The camel colored Koigu I bought will go well with the Alpaca.  I found this mitten in a book my friend Judy loaned me.  (also seen here in different colors with some really great tips on knitting gloves) I have started this, using the koigu as the background color, and will use my alpaca as a single color throughout whenever it calls for another color.  So far this pattern is winning, and I hope to get enough knit tonite to make it travel-worthy. (Yes, I am ignoring Mike’s secret socks for now)

In my quest for glove patterns, I remembered this cool pattern Judy made:
http://www.tata-tatao.to/knit/simplegloves/herringbone.html
Warning: it’s in japenese, and babelfish will get you only so far. There are charts, and Judy made a great pair of gloves from it without knowing an iota of Japenese. so it is possible.

(Many thanks to my spinning/knitting group who laughed with me as I started about 5 times tonite, counting/mis-counting, dropping needles, trying a few new cast ons, dropping needles, trying a 6 stitch cable w/out cable needle, babbling and mumbling about how the pattern had an error (it didn’t) and what pattern should I use?  Of course they were right, you couldn’t see the cable in the dark yarn.)

Oh, yeah.
I finished sleeve 2 on Hardangervidda.
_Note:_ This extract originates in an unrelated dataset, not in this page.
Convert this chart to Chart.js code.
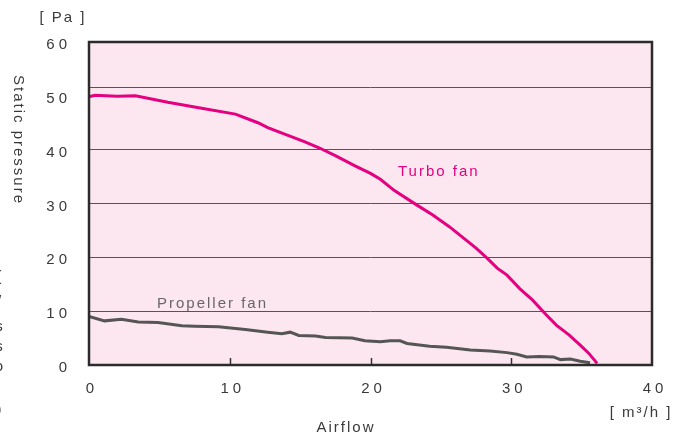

I have put away almost all my needles except the one I will need to finish the neckline/placket.  I am gearing myself up to measure and cut the sleeve steeks.  I thought maybe tonite, but now that it’s here, I’d rather knit on my gloves!

*read as I will make a pair of gloves for myself no matter how many times I have to rip out & start over, how many yarn/pattern combos I have to go through and no matter how long it takes.